Jakarta, CNBC Indonesia - Harga minyak mentah dunia menguat tipis pada perdagangan Jumat hari ini (27/6/2025) merespon indeks dolar AS (DXY) yang terus turun.
Merujuk data Refinitiv, pada perdagangan kemarin Kamis (26/6/2025) harga minyak berakhir di zona hijau, menandai dua hari penguatan beruntun. Untuk jenis Brent terpantau naik tipis 0,07% ke posisi US$ 67,73 per barel, sementara jenis West Texas Intermediate (WTI) menguat 0,49% ke posisi US$ 65,24 per barel.
Kenaikan harga minyak juga berlanjut pada hari ini hingga pukul 10.00 WIB, Brent terlihat naik 0,63%, sedangkan WTI naik 0,66% sejak dibuka pada pagi tadi.
Salah satu pendorong utama kenaikan harga minyak dunia adalah pelemahan indeks dolar AS (DXY), yang merosot ke level terendah dalam tiga tahun.
Pelemahan ini terjadi setelah muncul laporan bahwa Presiden AS Donald Trump berniat menunjuk Ketua The Federal Reserve yang baru lebih awal dari jadwal, memicu ekspektasi pasar terhadap kemungkinan pemangkasan suku bunga.
Melemahnya dolar membuat harga minyak menjadi lebih murah bagi pemegang mata uang lain, sehingga permintaan global pun meningkat.
Di sisi pasokan, data dari Energy Information Administration (EIA) menunjukkan bahwa persediaan minyak mentah dan bahan bakar di AS mengalami penurunan signifikan hingga 20 Juni 2025.

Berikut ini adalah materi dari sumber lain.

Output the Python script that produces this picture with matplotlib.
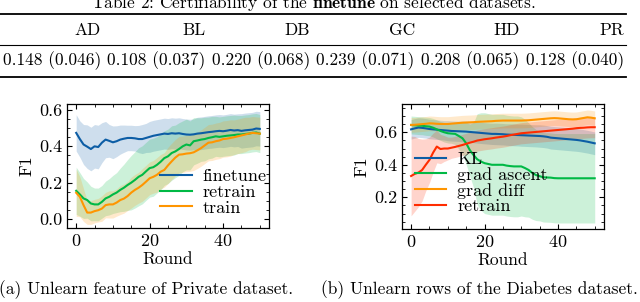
import matplotlib
matplotlib.use("Agg")
import matplotlib.pyplot as plt
import numpy as np
from matplotlib.ticker import MultipleLocator

plt.rcParams['font.family'] = 'serif'
plt.rcParams['font.serif'] = ['cmr10']
plt.rcParams['mathtext.fontset'] = 'cm'
plt.rcParams['axes.formatter.use_mathtext'] = True
plt.rcParams['font.size'] = 12

# table data
table_title = r'Table 2: Certifiability of the $\mathbf{finetune}$ on selected datasets.'
table_cols = ['AD', 'BL', 'DB', 'GC', 'HD', 'PR']
table_mean = ['0.148', '0.108', '0.220', '0.239', '0.208', '0.128']
table_std = ['0.046', '0.037', '0.068', '0.071', '0.065', '0.040']

rounds = np.arange(51)

# (a) private dataset
ft_mean = [.474, .44, .41, .398, .385, .40, .396, .42, .437, .43,
           .422, .428, .437, .442, .446, .446, .444, .44, .44, .446,
           .452, .458, .462, .466, .47, .468, .472, .47, .472, .468,
           .465, .464, .466, .47, .472, .475, .478, .48, .483, .485,
           .483, .486, .49, .487, .489, .485, .488, .49, .492, .498, .496]
ft_std = [.10, .10, .11, .12, .12, .12, .12, .11, .10, .09,
          .09, .085, .08, .075, .07, .07, .07, .075, .08, .08,
          .085, .085, .085, .085, .085, .085, .085, .085, .085, .085,
          .085, .085, .085, .09, .09, .09, .09, .09, .09, .09,
          .09, .09, .09, .09, .09, .095, .095, .095, .095, .095, .095]
rt_mean = [.155, .135, .113, .104, .085, .08, .08, .094, .113, .122,
           .135, .145, .16, .172, .187, .20, .215, .232, .243, .262,
           .28, .285, .298, .315, .335, .345, .363, .372, .385, .40,
           .41, .405, .428, .432, .437, .44, .446, .45, .455, .452,
           .455, .458, .46, .462, .465, .465, .468, .47, .474, .476, .47]
rt_std = [.13, .12, .11, .10, .095, .09, .09, .09, .095, .10,
          .105, .11, .12, .13, .14, .15, .155, .16, .16, .16,
          .16, .16, .155, .155, .15, .15, .15, .145, .145, .14,
          .14, .135, .13, .125, .12, .12, .115, .115, .11, .11,
          .11, .11, .11, .11, .105, .105, .105, .105, .105, .105, .105]
tr_mean = [.144, .122, .076, .035, .035, .043, .048, .057, .076, .08,
           .08, .09, .104, .112, .126, .145, .16, .172, .187, .205,
           .224, .232, .243, .26, .27, .295, .317, .338, .354, .356,
           .36, .362, .367, .378, .39, .405, .42, .422, .428, .432,
           .44, .442, .446, .45, .455, .46, .465, .47, .474, .472, .47]
tr_std = [.13, .11, .09, .065, .065, .065, .065, .07, .07, .075,
          .075, .075, .08, .08, .08, .085, .085, .085, .09, .09,
          .09, .09, .095, .095, .095, .10, .10, .10, .10, .10,
          .10, .10, .10, .10, .10, .10, .10, .10, .10, .10,
          .10, .10, .10, .095, .095, .095, .095, .09, .09, .09, .09]

# (b) diabetes dataset
kl_mean = [.618, .624, .629, .627, .624, .62, .618, .616, .614, .612,
           .61, .608, .607, .606, .605, .604, .602, .60, .598, .596,
           .594, .592, .59, .59, .589, .588, .586, .585, .584, .583,
           .582, .581, .58, .579, .578, .577, .575, .572, .567, .565,
           .563, .561, .559, .557, .555, .553, .55, .546, .542, .537, .532]
kl_std = [.06, .06, .06, .06, .06, .06, .06, .06, .06, .06,
          .062, .062, .062, .062, .064, .064, .064, .064, .065, .065,
          .065, .065, .065, .066, .066, .066, .066, .067, .067, .067,
          .068, .068, .068, .068, .068, .069, .069, .069, .07, .07,
          .07, .07, .07, .07, .07, .07, .07, .07, .07, .07, .07]
ga_mean = [.645, .643, .641, .64, .637, .635, .628, .618, .608, .60,
           .594, .592, .59, .577, .563, .532, .49, .46, .434, .42,
           .41, .405, .40, .40, .40, .40, .395, .392, .39, .39,
           .39, .38, .368, .35, .337, .33, .323, .322, .321, .318,
           .317, .317, .317, .317, .317, .317, .317, .317, .317, .317, .317]
ga_std = [.055, .055, .055, .055, .056, .056, .057, .058, .058, .06,
          .06, .06, .065, .08, .10, .13, .16, .20, .28, .30,
          .31, .31, .31, .31, .31, .31, .31, .31, .31, .31,
          .305, .30, .29, .285, .28, .275, .275, .275, .275, .275,
          .275, .275, .275, .275, .275, .275, .275, .275, .275, .275, .275]
gd_mean = [.645, .646, .648, .65, .652, .655, .654, .652, .651, .651,
           .651, .653, .655, .657, .659, .66, .661, .662, .664, .665,
           .666, .667, .668, .67, .671, .672, .672, .672, .672, .672,
           .672, .673, .674, .676, .678, .68, .682, .684, .686, .687,
           .686, .684, .682, .68, .679, .68, .684, .688, .692, .69, .686]
gd_std = [.045] * 51
rr_mean = [.331, .344, .352, .368, .40, .43, .475, .512, .497, .50,
           .50, .505, .51, .516, .522, .529, .536, .542, .549, .553,
           .557, .56, .563, .567, .57, .573, .577, .582, .586, .59,
           .594, .596, .598, .60, .602, .604, .606, .608, .61, .612,
           .614, .616, .618, .62, .622, .625, .627, .628, .63, .631, .631]
rr_std = [.245, .23, .21, .19, .16, .14, .12, .10, .09, .08,
          .07, .065, .065, .065, .065, .065, .065, .065, .065, .065,
          .065, .065, .065, .065, .065, .065, .065, .065, .065, .065,
          .065, .065, .065, .065, .065, .065, .065, .065, .065, .065,
          .065, .065, .065, .065, .065, .065, .065, .065, .065, .065, .065]

caption_a = '(a) Unlearn feature of Private dataset.'
caption_b = '(b) Unlearn rows of the Diabetes dataset.'

blue, green, orange, red = '#0C5DA5', '#00B945', '#FF9500', '#FF2C00'

fig = plt.figure(figsize=(6.4, 3.02), dpi=100)

# table part, drawn in pixel coordinates
tab = fig.add_axes([0, 0, 1, 1])
tab.set_xlim(0, 640)
tab.set_ylim(302, 0)
tab.axis('off')
tab.text(313, 8, table_title, ha='center', va='baseline', fontsize=12.5)
tab.plot([0, 626], [14, 14], color='black', lw=1.3)
tab.plot([0, 626], [45, 45], color='black', lw=0.8)
tab.plot([0, 626], [77, 77], color='black', lw=1.3)
for i, col in enumerate(table_cols):
    xr = 101 + i * 104.6
    tab.text(xr, 30, col, ha='right', va='center', fontsize=12.5)
    tab.text(xr, 61, f'{table_mean[i]} ({table_std[i]})', ha='right', va='center', fontsize=12.5)
tab.text(146, 290, caption_a, ha='center', va='center', fontsize=12.5)
tab.text(479, 290, caption_b, ha='center', va='center', fontsize=12.5)


def style(ax):
    ax.tick_params(which='both', direction='in', top=True, right=True, labelsize=13)
    ax.tick_params(which='major', length=3.5, width=0.8)
    ax.tick_params(which='minor', length=2, width=0.6)
    ax.xaxis.set_major_locator(MultipleLocator(20))
    ax.xaxis.set_minor_locator(MultipleLocator(5))
    ax.yaxis.set_major_locator(MultipleLocator(0.2))
    ax.yaxis.set_minor_locator(MultipleLocator(0.05))
    ax.yaxis.set_major_formatter(plt.FormatStrFormatter('%.1f'))
    for s in ax.spines.values():
        s.set_linewidth(0.9)
    ax.set_xlim(-2.5, 52.5)
    ax.set_xlabel('Round', labelpad=2, fontsize=12.5)
    ax.set_ylabel('F1', labelpad=3, fontsize=13)


def band(ax, m, s, c, label):
    m = np.array(m)
    s = np.array(s)
    ax.fill_between(rounds, m - s, m + s, color=c, alpha=0.2, lw=0)
    ax.plot(rounds, m, color=c, lw=1.5, label=label)


ax1 = fig.add_axes([0.1047, 0.245, 0.3156, 0.4106])
band(ax1, ft_mean, ft_std, blue, 'finetune')
band(ax1, rt_mean, rt_std, green, 'retrain')
band(ax1, tr_mean, tr_std, orange, 'train')
style(ax1)
ax1.set_ylim(-0.05, 0.633)
ax1.legend(loc='center left', bbox_to_anchor=(0.46, 0.29), frameon=False,
           handlelength=1.75, handletextpad=0.6, labelspacing=0.0, borderpad=0,
           borderaxespad=0, fontsize=13)

ax2 = fig.add_axes([0.628, 0.2417, 0.3156, 0.414])
band(ax2, kl_mean, kl_std, blue, 'KL')
band(ax2, ga_mean, ga_std, green, 'grad ascent')
band(ax2, gd_mean, gd_std, orange, 'grad diff')
band(ax2, rr_mean, rr_std, red, 'retrain')
style(ax2)
ax2.set_ylim(0.005, 0.774)
ax2.legend(loc='center left', bbox_to_anchor=(0.064, 0.37), frameon=False,
           handlelength=1.75, handletextpad=0.6, labelspacing=0.0, borderpad=0,
           borderaxespad=0, fontsize=13)

fig.savefig('out.png', dpi=100)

Penurunan sebesar 5,8 juta barel ini jauh melampaui perkiraan analis dalam survei Reuters yang hanya memproyeksikan penarikan sebesar 797.000 barel. Penurunan ini dipicu oleh meningkatnya aktivitas kilang dan menguatnya permintaan domestik, terutama karena musim berkendara musim panas di AS yang semula lambat kini mulai menunjukkan lonjakan konsumsi, sebagaimana dicatat oleh analis ANZ.

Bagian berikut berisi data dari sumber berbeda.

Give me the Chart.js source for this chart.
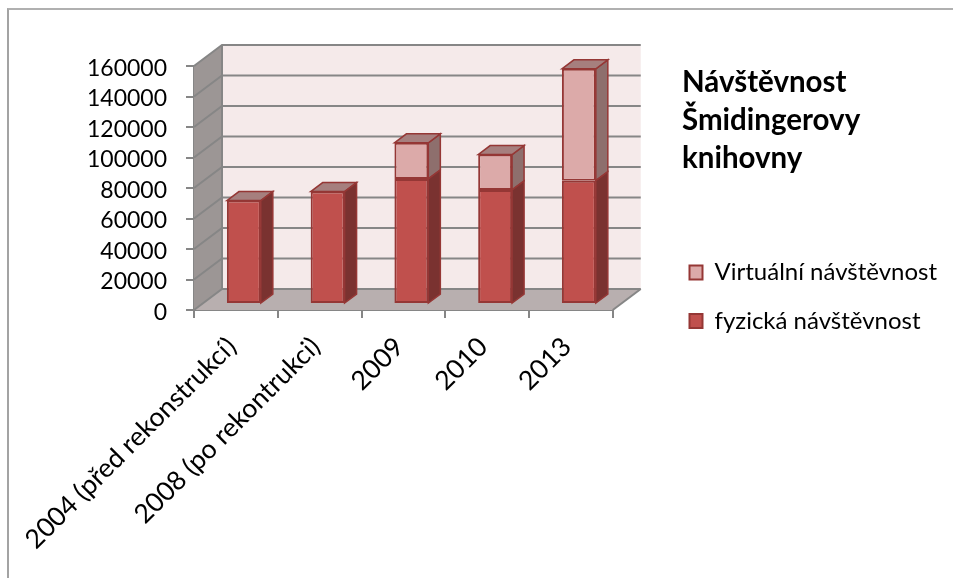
<!DOCTYPE html>
<html lang="cs">
<head>
    <meta charset="UTF-8">
    <title>Návštěvnost Šmidingerovy knihovny</title>
    <style>
        body { margin: 0; background: #fff; }
        #frame {
            position: absolute;
            left: 7px;
            top: 8px;
            right: 0;
            bottom: 0;
            border-left: 2px solid #a3a3a3;
            border-top: 2px solid #b0b0b0;
        }
        #wrap { position: absolute; left: 0; top: 0; width: 953px; height: 578px; }
    </style>
</head>
<body>
    <div id="frame"></div>
    <div id="wrap"><canvas id="chart" width="953" height="578"></canvas></div>

    <script src="https://cdn.jsdelivr.net/npm/chart.js"></script>
    <script>
        const categories = ['2004 (před rekonstrukcí)', '2008 (po rekontrukci)', '2009', '2010', '2013'];
        const fyzicka = [67800, 73700, 82000, 74800, 80900];
        const virtualni = [0, 0, 23700, 23200, 73300];
        const titleLines = ['Návštěvnost', 'Šmidingerovy', 'knihovny'];
        const seriesNames = ['fyzická návštěvnost', 'Virtuální návštěvnost'];

        // fake 3D: wall depth and bar depth in px
        const wallDx = 28, wallDy = -21;
        const barDx = 8, barDy = -6;
        const sideDx = 12, sideDy = -9;
        const edge = '#953735';
        const grid = '#868686';

        function poly(ctx, pts, fill, stroke, lw) {
            ctx.beginPath();
            pts.forEach((p, i) => i ? ctx.lineTo(p[0], p[1]) : ctx.moveTo(p[0], p[1]));
            ctx.closePath();
            ctx.fillStyle = fill;
            ctx.fill();
            if (stroke) {
                ctx.strokeStyle = stroke;
                ctx.lineWidth = lw;
                ctx.stroke();
            }
        }

        const box3d = {
            id: 'box3d',
            afterLayout(chart) {
                // title and legend sit in the right column, not where the layout put them
                const t = chart.titleBlock;
                t.left = 682; t.right = 945; t.top = 63; t.bottom = 177;
                const l = chart.legend;
                const h = l.bottom - l.top;
                l.left = 665; l.top = 236; l.right = 953; l.bottom = l.top + h;
                l.width = l.right - l.left;
                l.adjustHitBoxes();
            },
            beforeDatasetsDraw(chart) {
                const { ctx, chartArea: a, scales: { y } } = chart;
                const zero = y.getPixelForValue(0), top = y.getPixelForValue(160000);
                ctx.save();
                poly(ctx, [[a.left + wallDx, top + wallDy], [a.right + wallDx, top + wallDy],
                    [a.right + wallDx, zero + wallDy], [a.left + wallDx, zero + wallDy]], '#f5eaea');
                poly(ctx, [[a.left, top], [a.left + wallDx, top + wallDy],
                    [a.left + wallDx, zero + wallDy], [a.left, zero]], '#9c9695');
                poly(ctx, [[a.left, zero], [a.left + wallDx, zero + wallDy],
                    [a.right + wallDx, zero + wallDy], [a.right, zero]], '#b8afaf');
                ctx.strokeStyle = grid;
                ctx.lineWidth = 2;
                y.ticks.forEach(t => {
                    const py = y.getPixelForValue(t.value);
                    ctx.beginPath();
                    ctx.moveTo(a.left, py);
                    ctx.lineTo(a.left + wallDx, py + wallDy);
                    ctx.lineTo(a.right + wallDx, py + wallDy);
                    ctx.stroke();
                });
                ctx.beginPath();
                ctx.moveTo(a.left + wallDx, top + wallDy);
                ctx.lineTo(a.left + wallDx, zero + wallDy);
                ctx.stroke();
                ctx.beginPath();
                ctx.moveTo(a.right, zero);
                ctx.lineTo(a.right + wallDx, zero + wallDy);
                ctx.stroke();
                ctx.restore();
            },
            beforeDatasetDraw(chart, args) {
                const ctx = chart.ctx;
                ctx.save();
                ctx.translate(barDx, barDy);
                const ds = chart.data.datasets[args.index];
                args.meta.data.forEach(bar => {
                    const p = bar.getProps(['x', 'y', 'base', 'width']);
                    const l = p.x - p.width / 2, r = p.x + p.width / 2;
                    if (p.base - p.y > 0.5) {
                        poly(ctx, [[r, p.y], [r + sideDx, p.y + sideDy], [r + sideDx, p.base + sideDy], [r, p.base]],
                            ds.sideColor, edge, 1.5);
                    }
                    if (args.index === 1) {
                        poly(ctx, [[l, p.y], [l + sideDx, p.y + sideDy], [r + sideDx, p.y + sideDy], [r, p.y]],
                            '#a67f7e', edge, 1.5);
                    }
                });
            },
            afterDatasetDraw(chart) {
                chart.ctx.restore();
            }
        };

        new Chart(document.getElementById('chart'), {
            type: 'bar',
            data: {
                labels: categories,
                datasets: [
                    { label: seriesNames[0], data: fyzicka, backgroundColor: '#c0504d', sideColor: '#7a3230',
                      borderColor: edge, borderWidth: 2, borderSkipped: false, clip: false },
                    { label: seriesNames[1], data: virtualni, backgroundColor: '#dcaaa9', sideColor: '#8e6f6d',
                      borderColor: edge, borderWidth: 2, borderSkipped: false, clip: false }
                ]
            },
            options: {
                responsive: false,
                animation: false,
                // negative top padding makes room for the title block, which is moved away in afterLayout
                layout: { padding: { left: 0, top: -48, right: 136, bottom: 8 } },
                datasets: { bar: { categoryPercentage: 1, barPercentage: 0.405 } },
                scales: {
                    x: {
                        stacked: true,
                        afterFit(s) { s.height = 260; s.paddingLeft = 0; s.paddingRight = 0; },
                        grid: { drawOnChartArea: false, offset: true, color: grid, lineWidth: 2, tickLength: 8 },
                        border: { color: grid, width: 2 },
                        ticks: { color: '#000', font: { family: 'Lato', size: 26.5 }, minRotation: 45, maxRotation: 45, padding: 13, labelOffset: -4, autoSkip: false }
                    },
                    y: {
                        stacked: true,
                        min: 0,
                        max: 160000,
                        afterFit(s) { s.width = 194; },
                        grid: { drawOnChartArea: false, color: grid, lineWidth: 2, tickLength: 8 },
                        border: { color: grid, width: 2 },
                        ticks: { stepSize: 20000, autoSkip: false, color: '#000', font: { family: 'Lato', size: 23 }, padding: 19, labelOffset: 2.5, callback: v => String(v) }
                    }
                },
                plugins: {
                    tooltip: { enabled: false },
                    title: {
                        display: true,
                        text: titleLines,
                        align: 'start',
                        color: '#000',
                        font: { family: 'Lato', size: 29.5, weight: 'bold', lineHeight: 38 / 29.5 },
                        padding: 0
                    },
                    legend: {
                        position: 'right',
                        align: 'start',
                        reverse: true,
                        labels: {
                            color: '#000',
                            font: { family: 'Lato', size: 24 },
                            boxWidth: 13,
                            boxHeight: 14,
                            padding: 24.5
                        }
                    }
                }
            },
            plugins: [box3d]
        });
    </script>
</body>
</html>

Phil Flynn, Senior Analyst di Price Futures Group, menekankan bahwa pasar mulai merespons kondisi pasokan minyak mentah yang tiba-tiba sangat ketat. Menurutnya, dari perspektif musiman, stok saat ini berada di posisi terendah dalam satu dekade untuk periode yang sama.
Sementara itu, analis UBS Giovanni Staunovo mengamati bahwa pergerakan harga minyak juga mengikuti sentimen pasar saham sepanjang pekan ini.
Dari sisi geopolitik, sentimen pasar mendapat angin segar setelah Presiden Trump mengumumkan bahwa perang antara Iran dan Israel telah berakhir dengan cepat. Ia menyatakan bahwa AS tetap menerapkan tekanan maksimum terhadap Iran, termasuk pembatasan ekspor minyak, namun juga membuka peluang perundingan pekan depan untuk mencapai kesepakatan nuklir baru. Trump bahkan mengisyaratkan kemungkinan pelonggaran penegakan sanksi sebagai bagian dari upaya membantu pemulihan ekonomi Iran.
Menurut catatan Citi, reaksi cepat terhadap gencatan senjata ini menunjukkan bahwa Presiden Trump cukup memperhatikan dampak harga minyak yang tinggi. Hal ini dinilai dapat membatasi peningkatan risiko geopolitik, meskipun ketegangan kawasan belum sepenuhnya mereda.